* Source records *
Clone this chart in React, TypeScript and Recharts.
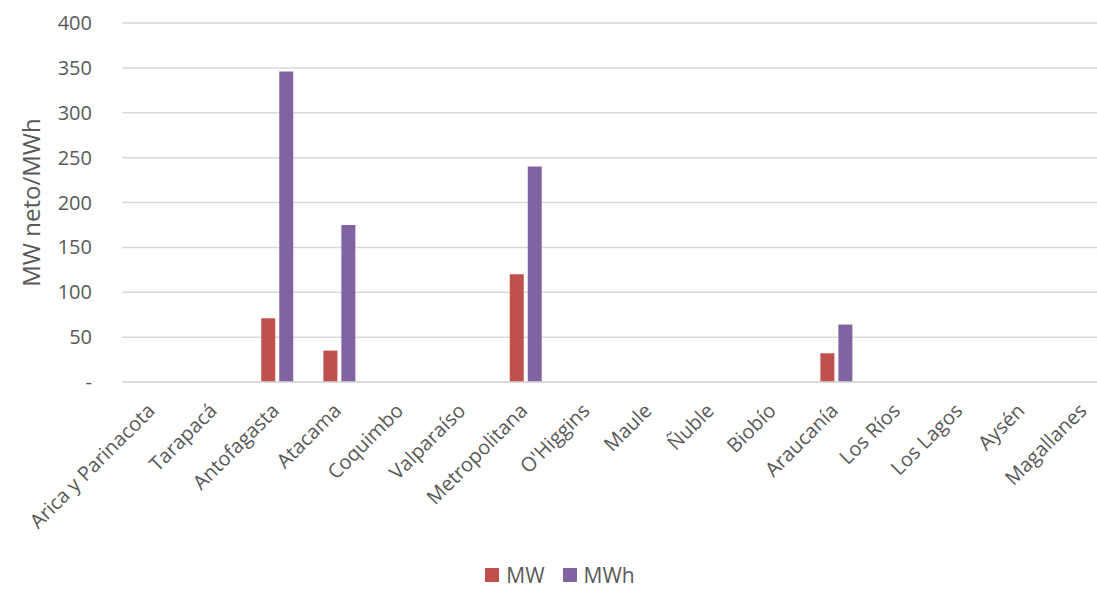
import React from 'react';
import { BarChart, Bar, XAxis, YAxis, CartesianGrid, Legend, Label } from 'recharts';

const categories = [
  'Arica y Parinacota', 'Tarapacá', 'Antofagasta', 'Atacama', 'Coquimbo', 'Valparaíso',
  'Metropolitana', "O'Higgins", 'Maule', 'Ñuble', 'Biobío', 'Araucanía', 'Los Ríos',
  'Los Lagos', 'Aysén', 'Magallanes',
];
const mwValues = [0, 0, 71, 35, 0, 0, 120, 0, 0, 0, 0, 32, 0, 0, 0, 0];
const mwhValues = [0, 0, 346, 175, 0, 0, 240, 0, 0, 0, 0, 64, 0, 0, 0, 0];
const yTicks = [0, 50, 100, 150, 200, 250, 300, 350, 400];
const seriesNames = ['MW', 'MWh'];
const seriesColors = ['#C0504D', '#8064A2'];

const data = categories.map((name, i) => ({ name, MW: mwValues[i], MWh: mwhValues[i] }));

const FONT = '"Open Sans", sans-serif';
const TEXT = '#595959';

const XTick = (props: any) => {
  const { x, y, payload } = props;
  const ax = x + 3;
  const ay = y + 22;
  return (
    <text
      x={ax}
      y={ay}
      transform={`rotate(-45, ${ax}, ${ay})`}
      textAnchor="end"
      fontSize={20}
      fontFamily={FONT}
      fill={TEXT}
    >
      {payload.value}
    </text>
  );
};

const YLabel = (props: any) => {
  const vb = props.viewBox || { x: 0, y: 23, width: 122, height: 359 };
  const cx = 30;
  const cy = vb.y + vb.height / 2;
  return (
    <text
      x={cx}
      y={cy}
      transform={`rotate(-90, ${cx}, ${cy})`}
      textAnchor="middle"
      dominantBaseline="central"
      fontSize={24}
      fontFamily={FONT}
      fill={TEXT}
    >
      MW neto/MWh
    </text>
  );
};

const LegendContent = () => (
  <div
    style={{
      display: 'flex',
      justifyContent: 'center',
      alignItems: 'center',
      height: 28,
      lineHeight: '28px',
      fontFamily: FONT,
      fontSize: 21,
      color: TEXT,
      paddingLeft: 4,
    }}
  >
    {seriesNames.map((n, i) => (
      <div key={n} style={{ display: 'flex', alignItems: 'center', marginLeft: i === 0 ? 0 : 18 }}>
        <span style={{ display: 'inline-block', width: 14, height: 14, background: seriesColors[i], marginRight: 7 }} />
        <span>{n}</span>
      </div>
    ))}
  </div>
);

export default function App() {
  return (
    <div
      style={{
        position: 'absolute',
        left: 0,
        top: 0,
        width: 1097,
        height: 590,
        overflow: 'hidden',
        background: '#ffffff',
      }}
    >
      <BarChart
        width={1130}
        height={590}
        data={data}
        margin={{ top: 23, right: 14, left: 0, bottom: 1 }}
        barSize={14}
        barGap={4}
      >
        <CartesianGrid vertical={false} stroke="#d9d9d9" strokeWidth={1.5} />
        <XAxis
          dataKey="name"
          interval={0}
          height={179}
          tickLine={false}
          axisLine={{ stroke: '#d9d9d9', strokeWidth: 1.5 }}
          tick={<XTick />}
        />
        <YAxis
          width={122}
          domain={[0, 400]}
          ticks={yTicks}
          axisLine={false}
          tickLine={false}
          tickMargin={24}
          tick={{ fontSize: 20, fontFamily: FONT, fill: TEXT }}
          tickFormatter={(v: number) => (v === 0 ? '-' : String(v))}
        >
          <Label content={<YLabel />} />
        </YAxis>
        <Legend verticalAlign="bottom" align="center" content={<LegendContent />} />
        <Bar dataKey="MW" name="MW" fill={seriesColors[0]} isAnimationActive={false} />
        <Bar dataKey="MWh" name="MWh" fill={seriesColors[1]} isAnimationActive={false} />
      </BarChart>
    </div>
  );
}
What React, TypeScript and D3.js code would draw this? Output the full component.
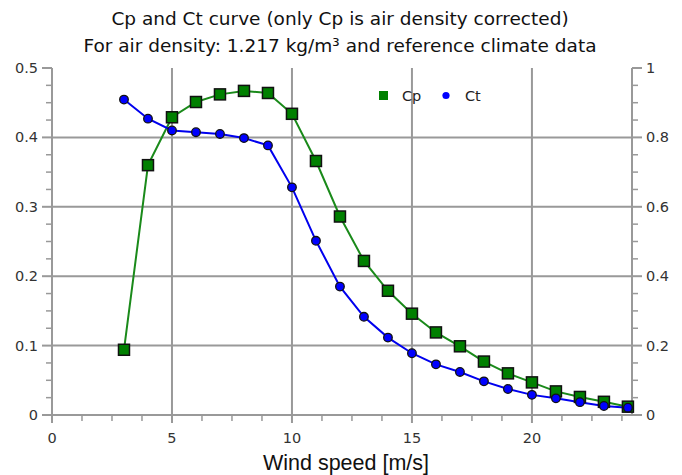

* What the task requires *
Your task is an exact transcription of all the data, minus the pictures.

* Expected output *
Clone this chart in React, TypeScript and Recharts.
import React from 'react';
import { BarChart, Bar, XAxis, YAxis, CartesianGrid, Legend, Label } from 'recharts';

const categories = [
  'Arica y Parinacota', 'Tarapacá', 'Antofagasta', 'Atacama', 'Coquimbo', 'Valparaíso',
  'Metropolitana', "O'Higgins", 'Maule', 'Ñuble', 'Biobío', 'Araucanía', 'Los Ríos',
  'Los Lagos', 'Aysén', 'Magallanes',
];
const mwValues = [0, 0, 71, 35, 0, 0, 120, 0, 0, 0, 0, 32, 0, 0, 0, 0];
const mwhValues = [0, 0, 346, 175, 0, 0, 240, 0, 0, 0, 0, 64, 0, 0, 0, 0];
const yTicks = [0, 50, 100, 150, 200, 250, 300, 350, 400];
const seriesNames = ['MW', 'MWh'];
const seriesColors = ['#C0504D', '#8064A2'];

const data = categories.map((name, i) => ({ name, MW: mwValues[i], MWh: mwhValues[i] }));

const FONT = '"Open Sans", sans-serif';
const TEXT = '#595959';

const XTick = (props: any) => {
  const { x, y, payload } = props;
  const ax = x + 3;
  const ay = y + 22;
  return (
    <text
      x={ax}
      y={ay}
      transform={`rotate(-45, ${ax}, ${ay})`}
      textAnchor="end"
      fontSize={20}
      fontFamily={FONT}
      fill={TEXT}
    >
      {payload.value}
    </text>
  );
};

const YLabel = (props: any) => {
  const vb = props.viewBox || { x: 0, y: 23, width: 122, height: 359 };
  const cx = 30;
  const cy = vb.y + vb.height / 2;
  return (
    <text
      x={cx}
      y={cy}
      transform={`rotate(-90, ${cx}, ${cy})`}
      textAnchor="middle"
      dominantBaseline="central"
      fontSize={24}
      fontFamily={FONT}
      fill={TEXT}
    >
      MW neto/MWh
    </text>
  );
};

const LegendContent = () => (
  <div
    style={{
      display: 'flex',
      justifyContent: 'center',
      alignItems: 'center',
      height: 28,
      lineHeight: '28px',
      fontFamily: FONT,
      fontSize: 21,
      color: TEXT,
      paddingLeft: 4,
    }}
  >
    {seriesNames.map((n, i) => (
      <div key={n} style={{ display: 'flex', alignItems: 'center', marginLeft: i === 0 ? 0 : 18 }}>
        <span style={{ display: 'inline-block', width: 14, height: 14, background: seriesColors[i], marginRight: 7 }} />
        <span>{n}</span>
      </div>
    ))}
  </div>
);

export default function App() {
  return (
    <div
      style={{
        position: 'absolute',
        left: 0,
        top: 0,
        width: 1097,
        height: 590,
        overflow: 'hidden',
        background: '#ffffff',
      }}
    >
      <BarChart
        width={1130}
        height={590}
        data={data}
        margin={{ top: 23, right: 14, left: 0, bottom: 1 }}
        barSize={14}
        barGap={4}
      >
        <CartesianGrid vertical={false} stroke="#d9d9d9" strokeWidth={1.5} />
        <XAxis
          dataKey="name"
          interval={0}
          height={179}
          tickLine={false}
          axisLine={{ stroke: '#d9d9d9', strokeWidth: 1.5 }}
          tick={<XTick />}
        />
        <YAxis
          width={122}
          domain={[0, 400]}
          ticks={yTicks}
          axisLine={false}
          tickLine={false}
          tickMargin={24}
          tick={{ fontSize: 20, fontFamily: FONT, fill: TEXT }}
          tickFormatter={(v: number) => (v === 0 ? '-' : String(v))}
        >
          <Label content={<YLabel />} />
        </YAxis>
        <Legend verticalAlign="bottom" align="center" content={<LegendContent />} />
        <Bar dataKey="MW" name="MW" fill={seriesColors[0]} isAnimationActive={false} />
        <Bar dataKey="MWh" name="MWh" fill={seriesColors[1]} isAnimationActive={false} />
      </BarChart>
    </div>
  );
}
What React, TypeScript and D3.js code would draw this? Output the full component.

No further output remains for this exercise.